### PROBLEM REQUIREMENTS
List every line in this data where the string "chart" occurs.

### DATA SHOWN
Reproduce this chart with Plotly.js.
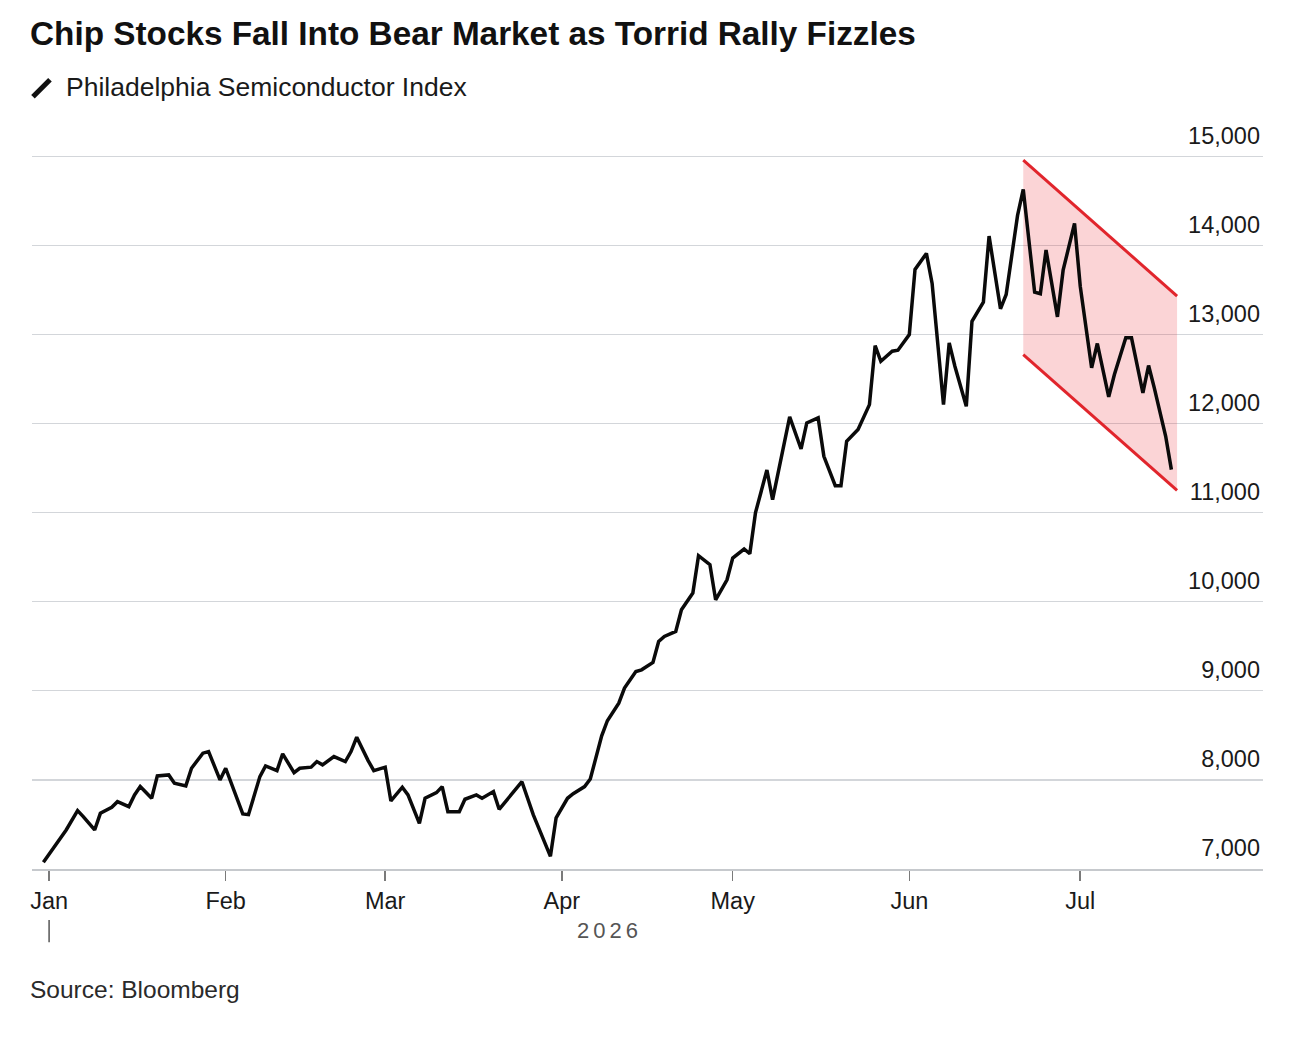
<!DOCTYPE html>
<html>
<head>
<meta charset="utf-8">
<script src="https://cdn.plot.ly/plotly-3.0.1.min.js"></script>
<style>
  html, body { margin: 0; padding: 0; background: #ffffff; }
  #chart { width: 1290px; height: 1050px; }
</style>
</head>
<body>
<div id="chart"></div>
<script>
// Philadelphia Semiconductor Index
var dates = [
  '2025-12-31', '2026-01-03', '2026-01-04', '2026-01-06', '2026-01-07', '2026-01-09',
  '2026-01-10', '2026-01-12', '2026-01-13', '2026-01-15', '2026-01-16', '2026-01-17',
  '2026-01-19', '2026-01-20', '2026-01-22', '2026-01-23', '2026-01-25', '2026-01-26',
  '2026-01-28', '2026-01-29', '2026-01-31', '2026-02-01', '2026-02-02', '2026-02-04',
  '2026-02-05', '2026-02-07', '2026-02-08', '2026-02-10', '2026-02-11', '2026-02-13',
  '2026-02-14', '2026-02-16', '2026-02-17', '2026-02-18', '2026-02-20', '2026-02-22',
  '2026-02-23', '2026-02-24', '2026-02-26', '2026-02-27', '2026-03-01', '2026-03-02',
  '2026-03-04', '2026-03-05', '2026-03-07', '2026-03-08', '2026-03-10', '2026-03-11',
  '2026-03-12', '2026-03-14', '2026-03-15', '2026-03-17', '2026-03-18', '2026-03-20',
  '2026-03-21', '2026-03-25', '2026-03-27', '2026-03-28', '2026-03-30', '2026-03-31',
  '2026-04-02', '2026-04-03', '2026-04-05', '2026-04-06', '2026-04-08', '2026-04-09',
  '2026-04-11', '2026-04-12', '2026-04-14', '2026-04-15', '2026-04-17', '2026-04-18',
  '2026-04-19', '2026-04-21', '2026-04-22', '2026-04-24', '2026-04-25', '2026-04-27',
  '2026-04-28', '2026-04-30', '2026-05-01', '2026-05-03', '2026-05-04', '2026-05-05',
  '2026-05-07', '2026-05-08', '2026-05-10', '2026-05-11', '2026-05-13', '2026-05-14',
  '2026-05-16', '2026-05-17', '2026-05-19', '2026-05-20', '2026-05-21', '2026-05-23',
  '2026-05-25', '2026-05-26', '2026-05-27', '2026-05-29', '2026-05-30', '2026-05-31',
  '2026-06-01', '2026-06-02', '2026-06-04', '2026-06-05', '2026-06-07', '2026-06-08',
  '2026-06-09', '2026-06-11', '2026-06-12', '2026-06-14', '2026-06-15', '2026-06-17',
  '2026-06-18', '2026-06-20', '2026-06-21', '2026-06-23', '2026-06-24', '2026-06-25',
  '2026-06-27', '2026-06-28', '2026-06-30', '2026-07-01', '2026-07-03', '2026-07-04',
  '2026-07-06', '2026-07-07', '2026-07-09', '2026-07-10', '2026-07-12', '2026-07-13',
  '2026-07-14', '2026-07-16', '2026-07-17'
];
var sox = [
  7075, 7345, 7438, 7655, 7588, 7438,
  7625, 7693, 7756, 7700, 7831, 7925,
  7794, 8045, 8056, 7963, 7933, 8131,
  8300, 8318, 8000, 8131, 7963, 7618,
  7610, 8037, 8157, 8105, 8292, 8082,
  8131, 8143, 8206, 8169, 8262, 8206,
  8318, 8480, 8217, 8105, 8143, 7764,
  7918, 7831, 7513, 7794, 7857, 7925,
  7644, 7644, 7783, 7831, 7794, 7869,
  7670, 7980, 7607, 7450, 7142, 7575,
  7794, 7846, 7925, 8010, 8495, 8665,
  8862, 9031, 9217, 9236, 9318, 9554,
  9610, 9667, 9910, 10097, 10517, 10416,
  10022, 10247, 10491, 10592, 10539, 11000,
  11479, 11146, 11783, 12075, 11715, 12008,
  12064, 11633, 11303, 11303, 11801, 11933,
  12213, 12876, 12700, 12812, 12824, 12906,
  13000, 13730, 13910, 13573, 12213, 12906,
  12644, 12194, 13149, 13363, 14105, 13288,
  13449, 14337, 14629, 13475, 13457, 13948,
  13198, 13722, 14247, 13543, 12626, 12899,
  12300, 12551, 12963, 12963, 12344, 12652,
  12401, 11857, 11483
];

// downward channel drawn over the June-July slide
var channelDates = ['2026-06-21', '2026-07-18'];
var channelTop = [14958, 13431];
var channelBottom = [12775, 11250];

var monthTicks = ['2026-01-01', '2026-02-01', '2026-03-01', '2026-04-01', '2026-05-01', '2026-06-01', '2026-07-01'];
var monthLabels = ['Jan', 'Feb', 'Mar', 'Apr', 'May', 'Jun', 'Jul'];
var yTicks = [7000, 8000, 9000, 10000, 11000, 12000, 13000, 14000, 15000];
var yearLabel = '2026';
var yearStart = '2026-01-01';

var FONT = 'Liberation Sans, Arial, Helvetica, sans-serif';
var RED = '#e1252c';

var traces = [
  {
    x: channelDates, y: channelBottom,
    mode: 'lines', line: { color: RED, width: 3 },
    hoverinfo: 'skip', showlegend: false
  },
  {
    x: channelDates, y: channelTop,
    mode: 'lines', line: { color: RED, width: 3 },
    fill: 'tonexty', fillcolor: 'rgba(235, 40, 50, 0.2)',
    hoverinfo: 'skip', showlegend: false
  },
  {
    x: dates, y: sox,
    mode: 'lines', line: { color: '#0a0a0a', width: 3.5 },
    name: 'Philadelphia Semiconductor Index', showlegend: false
  }
];

var layout = {
  width: 1290, height: 1050,
  margin: { l: 32, r: 27, t: 155, b: 181 },
  paper_bgcolor: '#ffffff', plot_bgcolor: '#ffffff',
  font: { family: FONT, color: '#1a1a1a', size: 23.5 },
  title: {
    text: 'Chip Stocks Fall Into Bear Market as Torrid Rally Fizzles',
    font: { family: FONT, size: 33.3, weight: 700, color: '#111111' },
    xref: 'container', x: 0.0233, xanchor: 'left',
    yref: 'container', y: 0.968, yanchor: 'middle'
  },
  xaxis: {
    type: 'date',
    range: ['2025-12-29', '2026-08-02 02:00'],
    tickvals: monthTicks, ticktext: monthLabels,
    ticks: 'outside', ticklen: 10, tickwidth: 1.5, tickcolor: '#7a7a7a',
    showline: true, linecolor: '#c6c9cd', linewidth: 1.5,
    showgrid: false, zeroline: false,
    tickfont: { family: FONT, size: 23.5, color: '#1a1a1a' },
    fixedrange: true
  },
  yaxis: {
    side: 'right',
    range: [7000, 15015],
    tickvals: yTicks, tickformat: ',d',
    ticklabelposition: 'inside',
    ticklabeloverflow: 'allow',
    ticklabelshift: -21,
    ticks: '', showline: false, zeroline: false,
    showgrid: true, gridcolor: '#d3d6da', gridwidth: 1.2,
    tickfont: { family: FONT, size: 23.5, color: '#1a1a1a' },
    fixedrange: true
  },
  shapes: [
    {
      // legend stroke
      type: 'line', xref: 'paper', yref: 'paper',
      x0: 0.0008, y0: 1.0815, x1: 0.0146, y1: 1.1053,
      line: { color: '#111111', width: 5 }
    },
    {
      // year marker under Jan
      type: 'line', xref: 'x', yref: 'paper',
      x0: yearStart, x1: yearStart, y0: -0.0716, y1: -0.1025,
      line: { color: '#555555', width: 1.5 }
    }
  ],
  annotations: [
    {
      text: 'Philadelphia Semiconductor Index',
      xref: 'paper', yref: 'paper', x: 0.0262, y: 1.0955,
      xanchor: 'left', yanchor: 'middle', showarrow: false,
      font: { family: FONT, size: 26.5, color: '#1a1a1a' }
    },
    {
      text: yearLabel,
      xref: 'paper', yref: 'paper', x: 0.4695, y: -0.0857,
      xanchor: 'center', yanchor: 'middle', showarrow: false,
      font: { family: FONT, size: 22, color: '#555555' }
    },
    {
      text: 'Source: Bloomberg',
      xref: 'paper', yref: 'paper', x: -0.0035, y: -0.1685,
      xanchor: 'left', yanchor: 'middle', showarrow: false,
      font: { family: FONT, size: 24.5, color: '#2a2a2a' }
    }
  ]
};

Plotly.newPlot('chart', traces, layout, { displayModeBar: false, staticPlot: true }).then(function (gd) {
  // the year label is letter-spaced in the original
  gd.querySelectorAll('.annotation-text').forEach(function (el) {
    if (el.textContent === yearLabel) el.style.letterSpacing = '4px';
  });
});
</script>
</body>
</html>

### OUTPUT BELOW
Reproduce this chart with Plotly.js.
  #chart { width: 1290px; height: 1050px; }
<div id="chart"></div>
Plotly.newPlot('chart', traces, layout, { displayModeBar: false, staticPlot: true }).then(function (gd) {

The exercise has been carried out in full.